3. RISC vs CISC: A History Lesson with Modern Twists // Computer Architecture and Organization // bhaswanth

The dispute that defined a generation of CPU design.

3.1 Where CISC came from

In the 1970s, memory was expensive and slow. Compilers were primitive. Hand-written assembly was common. Machine designers reasoned: if memory is expensive, instructions should be dense (do a lot of work per byte). If compilers are primitive, instructions should map closely to high-level concepts (STRING_COMPARE, LOOP_AND_DECREMENT). The Digital Equipment VAX in 1977 was the apex of this style; it had instructions for inserting an entry into a doubly-linked list and for evaluating polynomials.

The result: CISC (Complex Instruction Set Computer). Many instructions, variable length (1 to 15+ bytes), many addressing modes, many specialized operations.

3.2 The RISC counterargument

In the early 1980s, John Cocke at IBM, then David Patterson at Berkeley, and John Hennessy at Stanford, all noticed that most of the CISC instructions were almost never used. Compiled programs spent 90% of their cycles in a small subset of simple instructions. The complex ones existed but did not pay rent.

Worse, the complex instructions slowed down the simple ones. To handle a STRING_COMPARE opcode, the chip needed multi-cycle microcode and slow decoders, which meant every ADD instruction had to wait through a long pipeline.

The RISC manifesto: keep the instruction set simple, regular, fixed-length, mostly load-store. Pay the cost of more instructions per program, win the cost back by clocking faster and pipelining cleanly. Berkeley RISC-I (1981) and Stanford MIPS (1981) demonstrated the approach. ARM (Acorn RISC Machine, 1985) and SPARC (1987) followed.

3.3 The cage match

Property	RISC	CISC
Number of instructions	Tens to a few hundred	Hundreds to a few thousand
Instruction length	Fixed (4 bytes typical)	Variable (1-15 bytes on x86)
Operands	Mostly register; only load/store touch memory	Memory operands allowed in many instructions
Addressing modes	Few (3-5)	Many (10+)
Cycles per instruction	Mostly 1 (with pipeline)	Variable (1 to dozens)
Decoder complexity	Simple, parallelizable	Complex, often serial
Code density	Lower	Higher
Examples	ARM, MIPS, RISC-V, PowerPC, SPARC	x86, x86-64, IBM Z/Architecture, m68k

3.4 The modern hybrid: how x86 won by becoming RISC inside

Here is the punchline that nobody saw coming in 1985: x86 did not lose. It just stopped being CISC inside.

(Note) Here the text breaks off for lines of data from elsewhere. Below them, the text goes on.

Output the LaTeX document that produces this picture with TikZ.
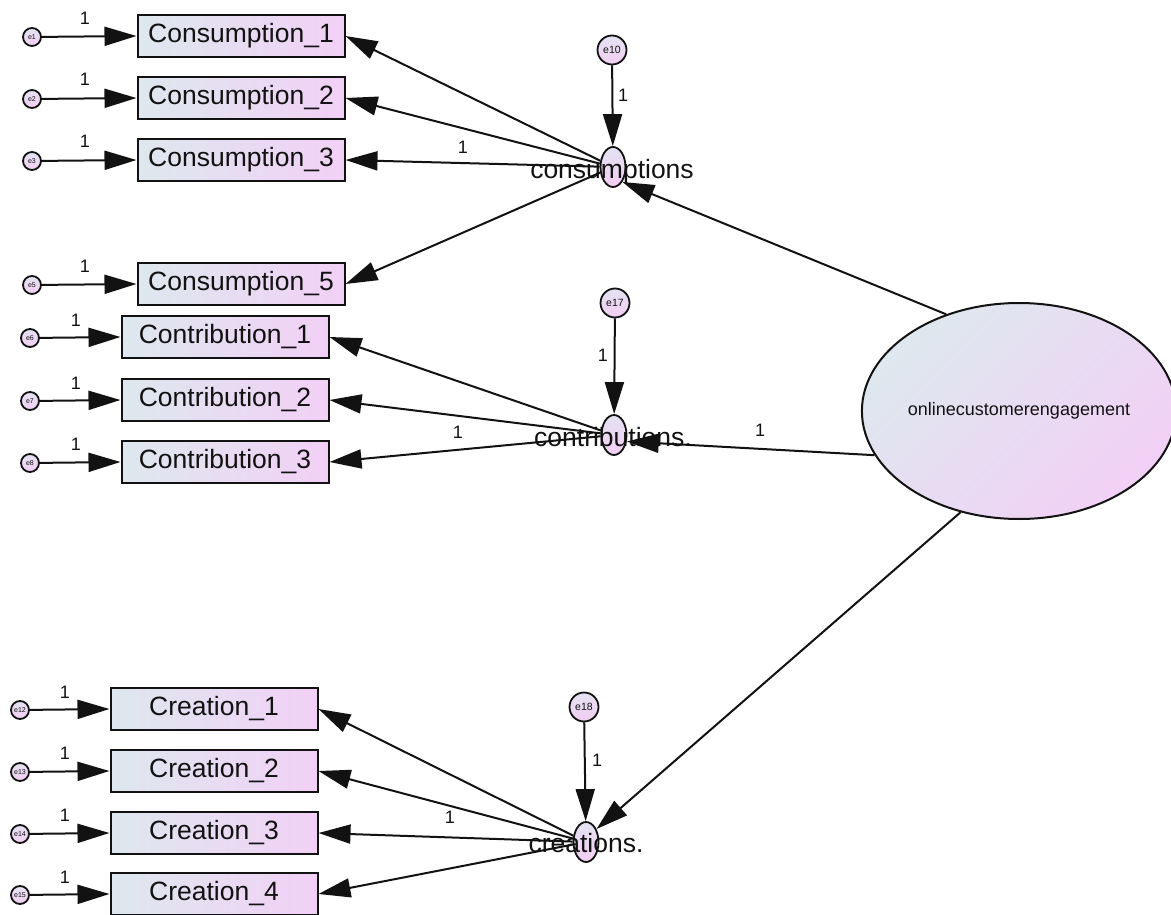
\documentclass[tikz,border=0pt]{standalone}
\usepackage{fontspec}
\setmainfont{Liberation Sans}
\usetikzlibrary{arrows.meta,shapes.geometric}
\definecolor{fillA}{RGB}{222,232,238}
\definecolor{fillB}{RGB}{242,208,246}
\definecolor{latA}{RGB}{228,226,242}
\definecolor{latB}{RGB}{242,206,242}
\definecolor{inkc}{RGB}{18,18,18}
\begin{document}
\begin{tikzpicture}[x=1pt,y=-1pt,
  obs/.style={draw=inkc, line width=2pt, rectangle, minimum width=207pt,
    minimum height=42pt, inner sep=0pt, left color=fillA, right color=fillB,
    font=\fontsize{26.5}{30}\selectfont, text=inkc},
  err/.style={draw=inkc, line width=1.8pt, circle, minimum size=18pt, inner sep=0pt,
    top color=latA, bottom color=latB, font=\fontsize{7}{8}\selectfont, text=inkc},
  bigerr/.style={err, minimum size=29pt, font=\fontsize{10.5}{11}\selectfont},
  lat/.style={draw=inkc, line width=1.8pt, ellipse, minimum width=25pt,
    minimum height=40pt, inner sep=0pt, top color=latA, bottom color=latB},
  latname/.style={font=\fontsize{26.5}{30}\selectfont, text=inkc, inner sep=0pt},
  conn/.style={draw=inkc, line width=2pt, -{Triangle[length=32pt,width=19pt]}},
  one/.style={font=\fontsize{18}{20}\selectfont, text=inkc, inner sep=0pt}
]
\useasboundingbox (0,0) rectangle (1171,915);

% second-order factor
\node[draw=inkc, line width=2pt, ellipse, minimum width=302pt, minimum height=216pt,
  inner sep=0pt, top color=fillA, bottom color=fillB, shading angle=45,
  font=\fontsize{18}{20}\selectfont, text=inkc] (oce) at (1019,411) {onlinecustomerengagement};

% first-order factors
\node[lat] (cons) at (613,167) {};
\node[lat] (contr) at (614,435) {};
\node[lat] (crea) at (586,842) {};

% disturbances
\node[bigerr] (e10) at (612,50) {e10};
\node[bigerr] (e17) at (615,303) {e17};
\node[bigerr] (e18) at (584,707) {e18};

% indicators
\node[obs] (cs1) at (241,36) {Consumption\_1};
\node[obs] (cs2) at (241,98) {Consumption\_2};
\node[obs] (cs3) at (241,160) {Consumption\_3};
\node[obs] (cs5) at (241,284) {Consumption\_5};
\node[obs] (ct1) at (225,337) {Contribution\_1};
\node[obs] (ct2) at (225,400) {Contribution\_2};
\node[obs] (ct3) at (225,462) {Contribution\_3};
\node[obs] (cr1) at (214,709) {Creation\_1};
\node[obs] (cr2) at (214,771) {Creation\_2};
\node[obs] (cr3) at (214,833) {Creation\_3};
\node[obs] (cr4) at (214,894) {Creation\_4};

% measurement errors
\node[err] (e1) at (32,37) {e1};
\node[err] (e2) at (32,99) {e2};
\node[err] (e3) at (32,161) {e3};
\node[err] (e5) at (32,285) {e5};
\node[err] (e6) at (30,338) {e6};
\node[err] (e7) at (30,401) {e7};
\node[err] (e8) at (30,463) {e8};
\node[err] (e12) at (20,710) {e12};
\node[err] (e13) at (20,772) {e13};
\node[err] (e14) at (20,834) {e14};
\node[err] (e15) at (20,895) {e15};

% error paths
\foreach \e/\b in {e1/cs1,e2/cs2,e3/cs3,e5/cs5,e6/ct1,e7/ct2,e8/ct3,e12/cr1,e13/cr2,e14/cr3,e15/cr4}
  \draw[conn] (\e) -- (\b.west);

% loadings
\foreach \b in {cs1,cs2,cs3,cs5} \draw[conn] (cons) -- (\b.east);
\foreach \b in {ct1,ct2,ct3} \draw[conn] (contr) -- (\b.east);
\foreach \b in {cr1,cr2,cr3,cr4} \draw[conn] (crea) -- (\b.east);

% disturbance paths
\draw[conn] (e10) -- (cons);
\draw[conn] (e17) -- (contr);
\draw[conn] (e18) -- (crea);

% structural paths
\draw[conn] (oce.127) -- (cons.-58);
\draw[conn] (oce.197) -- (contr.-27);
\draw[conn] (oce.240) -- (crea.51);

% factor names
\node[latname] (ncons) at (612,172) {consumptions};
\node[latname] (ncontr) at (613,437) {contributions.};
\node[latname] (ncrea) at (586,843) {creations.};

% fixed parameters
\node[one] (w1) at (85,18) {1};
\node[one] (w2) at (85,79) {1};
\node[one] (w3) at (85,141) {1};
\node[one] (w5) at (85,266) {1};
\node[one] (w6) at (76,320) {1};
\node[one] (w7) at (76,383) {1};
\node[one] (w8) at (76,444) {1};
\node[one] (w12) at (65,692) {1};
\node[one] (w13) at (65,753) {1};
\node[one] (w14) at (65,815) {1};
\node[one] (w15) at (65,877) {1};
\node[one] (w10) at (623,95) {1};
\node[one] (w17) at (603,355) {1};
\node[one] (w18) at (597,760) {1};
\node[one] (wcs) at (463,147) {1};
\node[one] (wct) at (458,432) {1};
\node[one] (wcr) at (450,817) {1};
\node[one] (woce) at (760,430) {1};
\end{tikzpicture}
\end{document}
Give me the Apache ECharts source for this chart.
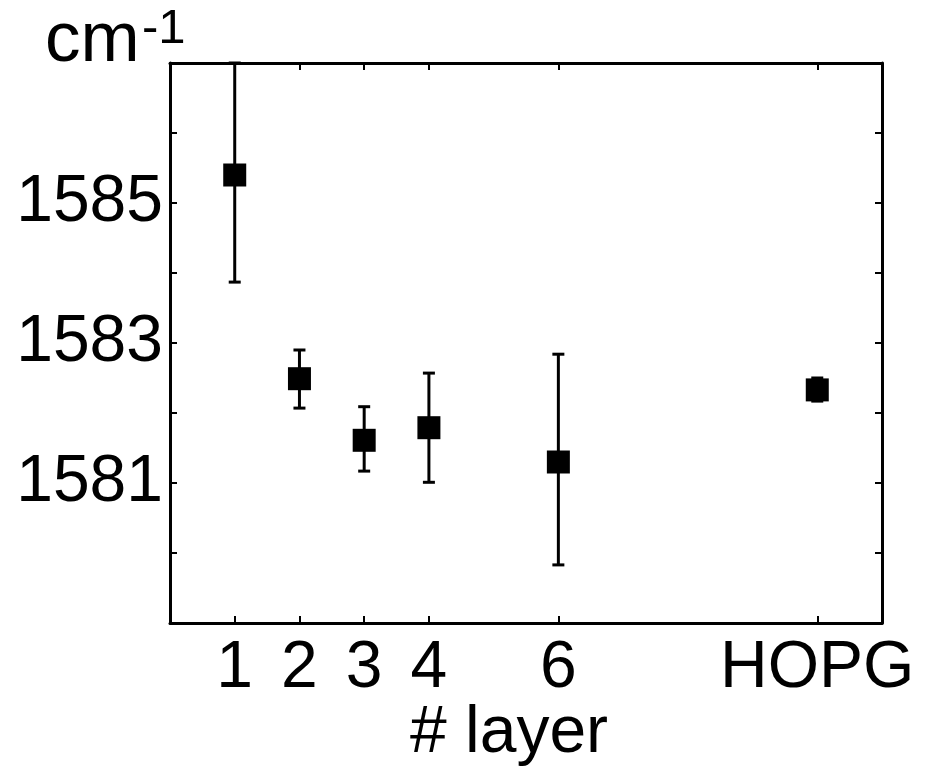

Starting with the Intel Pentium Pro in 1995, x86 CPUs internally translate each CISC instruction into one or more µops (micro-operations) that look like RISC instructions: simple, fixed-length, three-operand, register-to-register. A mov [edi+ecx*4], eax becomes (roughly) one address-generation µop and one store µop. The complex pushf becomes a sequence of µops handled by microcode.

The decoder produces µops; the rest of the pipeline (rename, schedule, execute, retire) handles µops. The chip is a RISC machine wearing a CISC hat. The same trick is used by AMD Athlon onward, and by every x86 since.

Intel went further and added a µop cache in Sandy Bridge (2011) so that recently-decoded x86 instructions skip the slow CISC decoder on the hot path. Apple's M1 (2020) and later, on the ARM side, also use µop translation but for a different reason: to break ARM instructions into smaller pieces that match the ALU port layout.

Meanwhile, ARM has accumulated specialized instructions over the decades (NEON SIMD, crypto extensions, AMX matrix instructions on Apple silicon). RISC-V started spartan and is gaining vector and bit-manipulation extensions. The classical RISC-CISC distinction is now academic.

3.5 Encoding: fixed vs variable

The encoding choice has real consequences:

Fixed-length (4-byte ARM/MIPS/RISC-V). The CPU can fetch the next $N$ instructions in parallel because each is 4 bytes. Decoders are simple. Code is bigger.
Variable-length (1 to 15-byte x86). Each instruction starts at the byte after the previous one ends, so finding instruction boundaries is sequential. To decode 4 instructions in parallel, the chip predicts where each starts using a "length pre-decoder" that runs ahead. Code is smaller.

The instruction-cache footprint matters because L1I is small (~32 KB). x86's compactness is a real win there. ARM Thumb (a 16-bit subset) was added precisely to recover code density.

Hardware-security tie-in. Variable-length encoding interacts badly with shellcode and ROP (return-oriented programming). On x86, an attacker can jump into the middle of an instruction and have the bytes there decode as different (useful, malicious) instructions. The x86 instruction stream is dense with these unintended gadgets. ARM, with fixed 4-byte alignment, has many fewer gadget locations and is therefore harder to ROP. We will revisit in Chapter 24.